Toxicity of ammonia, cadmium, and nitrobenzene to four local fishes in the Liao River, China and the derivation of site-specific water quality criteria
|Title:||Toxicity of ammonia, cadmium, and nitrobenzene to four local fishes in the Liao River, China and the derivation of site-specific water quality criteria|
|First Author:||Liu, Zhihong|
|Publication Name:||ECOTOXICOLOGY AND ENVIRONMENTAL SAFETY|
Water quality criteria (WQC) are considered to be an effective management tool for protecting aquatic environments. To derive site-specific WQC for an area, local data based on local species are essential to improve the applicability of WQC derived. Due to the paucity of local fish data available for the development of site-specific WQC for the Liao River, China, four local and widespread fishes (Pseudorasbora parva, Abbottina liaoningensis, Ctenogobius giurinus, and Misprints anguillicaudatus) were chosen to test their sensitivities to ammonia, cadmium and nitrobenzene. These compounds are common and regularly-measured pollutants in Chinese rivers. In addition to the published data for species resident in the Liao River, site-specific WQC for the three chemicals were derived using both a log-logistic species sensitivity distribution (SSD) and the method recommended by the USEPA, in line with current best practice, which were then compared with Chinese national WQC. It was found that A. liaoningensis was the most sensitive, followed, in order, by P. parva, C. giurinus and M. anguillicaudat us was the least sensitive, and this trend was the same to all three chemicals tested.
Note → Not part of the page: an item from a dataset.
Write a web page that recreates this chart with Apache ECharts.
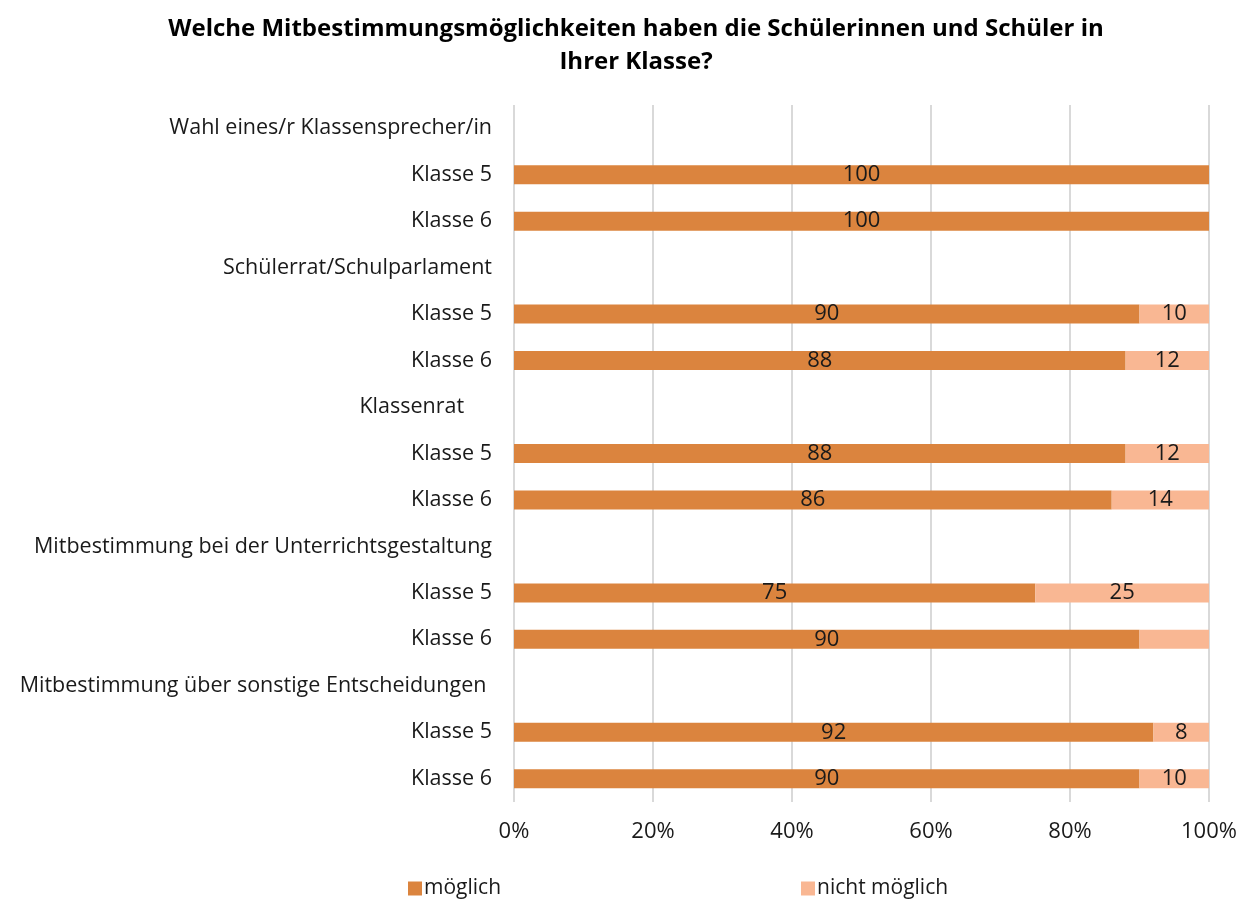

When comparing the SSD derived solely from previously-published data with that including our data on local fish, there were significant differences identified among parameters describing the SSD curves for ammonia and nitrobenzene and significant differences were detected for site-specific WQC derived for all of the three chemicals. Based on the dataset with local fish data taxa, site-specific WQC of Liao River for ammonia, cadmium, and nitrobenzene were derived to be 20.53 mg/L (at a pH of 7.0 and temperature of 20 degrees C), 3.76 mu g/L (at a hardness of 100 mg/L CaCO3), and 0.49 mg/L, respectively. Using the same deriving method for each chemical, the national Chinese WQC were higher than site-specific WQC derived in this study for ammonia (national WQC of 25.16 mg/L) and nitrobenzene (national WQC of 0.57 mg/L), while the national WQC for cadmium was lower (national WQC of 1.81 mu g/L). These results indicated that published data can be helpful for use when deriving site-specific WQC but that there were differences between site-specific and national WQC which may lead to either over- or under-protection depending on the pollutant if national WQC were used as the basis for the water management of specific river systems, like the Liao River.